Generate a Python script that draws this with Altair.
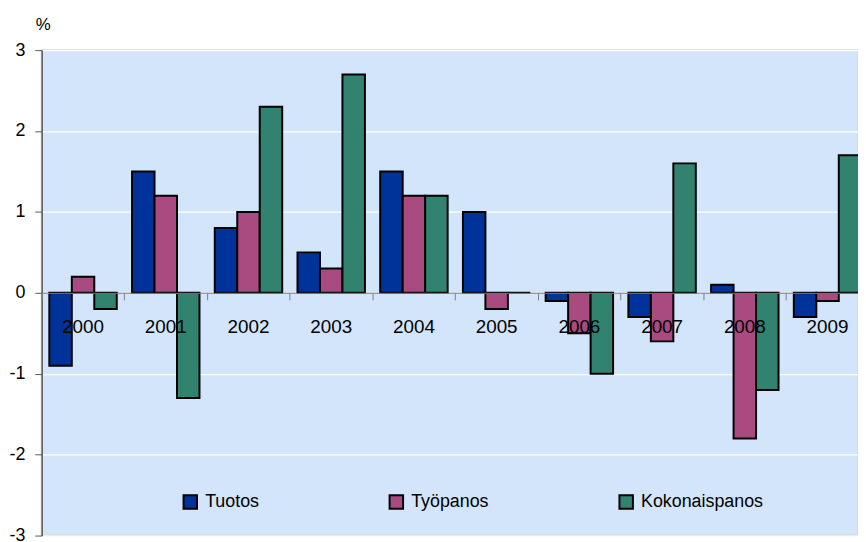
import altair as alt
import pandas as pd

years = ["2000", "2001", "2002", "2003", "2004", "2005", "2006", "2007", "2008", "2009"]
series = ["Tuotos", "Työpanos", "Kokonaispanos"]
tuotos = [-0.9, 1.5, 0.8, 0.5, 1.5, 1.0, -0.1, -0.3, 0.1, -0.3]
tyopanos = [0.2, 1.2, 1.0, 0.3, 1.2, -0.2, -0.5, -0.6, -1.8, -0.1]
kokonaispanos = [-0.2, -1.3, 2.3, 2.7, 1.2, 0.0, -1.0, 1.6, -1.2, 1.7]
colors = ["#003399", "#A94A80", "#31836F"]

rows = []
for name, vals in zip(series, [tuotos, tyopanos, kokonaispanos]):
    for y, v in zip(years, vals):
        rows.append({"vuosi": y, "sarja": name, "arvo": v})
df = pd.DataFrame(rows)

FONT = "Liberation Sans, Arial, sans-serif"
W, H = 824, 490

chart = alt.Chart(df).mark_bar(stroke="black", strokeWidth=2, clip=True).encode(
    x=alt.X("vuosi:N", sort=years, title=None,
            scale=alt.Scale(paddingInner=0, paddingOuter=0, range=[0, 835]),
            axis=alt.Axis(offset=-245, labelAngle=0, domainColor="#7f7f7f", tickColor="#7f7f7f",
                          tickSize=7, labelPadding=27, labelFontSize=19, labelFont=FONT,
                          labelColor="black", zindex=1, grid=False, bandPosition=0,
                          labelBaseline="middle")),
    xOffset=alt.XOffset("sarja:N", sort=series,
                        scale=alt.Scale(paddingInner=0, paddingOuter=0.34)),
    y=alt.Y("arvo:Q", title="%",
            scale=alt.Scale(domain=[-3, 3], nice=False),
            axis=alt.Axis(values=[-3, -2, -1, 0, 1, 2, 3], labelExpr="datum.value + ''",
                          gridColor="white",
                          gridWidth=1.2, domainColor="#595959", domainWidth=1.5,
                          tickColor="#595959", tickSize=7, labelPadding=10,
                          labelFontSize=18, labelFont=FONT, labelColor="black",
                          titleAngle=0, titleX=1, titleY=-26, titleAlign="center",
                          titleBaseline="middle", titleFontSize=17, titleFont=FONT,
                          titleFontWeight="normal", titleColor="black")),
    color=alt.Color("sarja:N", sort=series, title=None,
                    scale=alt.Scale(domain=series, range=colors),
                    legend=alt.Legend(orient="none", legendX=141, legendY=447,
                                      direction="horizontal", symbolType="square",
                                      symbolSize=185, symbolStrokeColor="black",
                                      symbolStrokeWidth=2, symbolOpacity=1,
                                      labelFontSize=18, labelFont=FONT, labelColor="black",
                                      columnPadding=127, labelOffset=6)),
).properties(
    width=W, height=H,
    autosize=alt.AutoSizeParams(type="none"),
    padding={"left": 34, "top": 40, "right": 0, "bottom": 4},
).configure_view(
    fill="#D3E5FA", stroke="#d9d9d9", strokeWidth=2
)

chart.save("out.html", embed_options={"renderer": "svg", "actions": False})
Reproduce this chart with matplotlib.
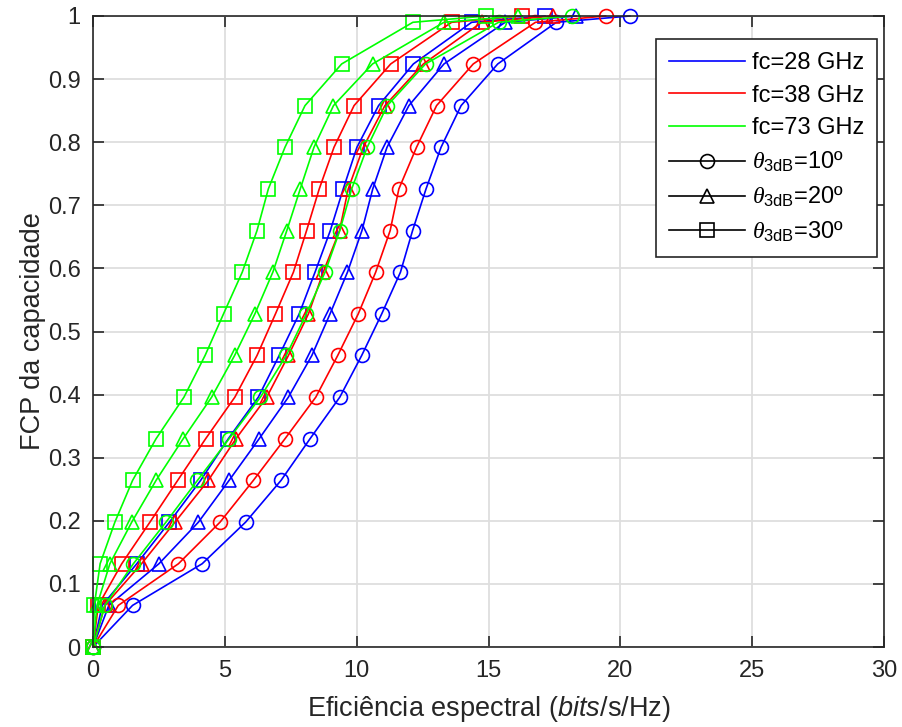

#### [Written problem]
Begin at the first line of the data above and repeat each line exactly, stopping after the line containing "W, H = 824, 490". Omit the pictures.

#### [Full solution]
Generate a Python script that draws this with Altair.
import altair as alt
import pandas as pd

years = ["2000", "2001", "2002", "2003", "2004", "2005", "2006", "2007", "2008", "2009"]
series = ["Tuotos", "Työpanos", "Kokonaispanos"]
tuotos = [-0.9, 1.5, 0.8, 0.5, 1.5, 1.0, -0.1, -0.3, 0.1, -0.3]
tyopanos = [0.2, 1.2, 1.0, 0.3, 1.2, -0.2, -0.5, -0.6, -1.8, -0.1]
kokonaispanos = [-0.2, -1.3, 2.3, 2.7, 1.2, 0.0, -1.0, 1.6, -1.2, 1.7]
colors = ["#003399", "#A94A80", "#31836F"]

rows = []
for name, vals in zip(series, [tuotos, tyopanos, kokonaispanos]):
    for y, v in zip(years, vals):
        rows.append({"vuosi": y, "sarja": name, "arvo": v})
df = pd.DataFrame(rows)

FONT = "Liberation Sans, Arial, sans-serif"
W, H = 824, 490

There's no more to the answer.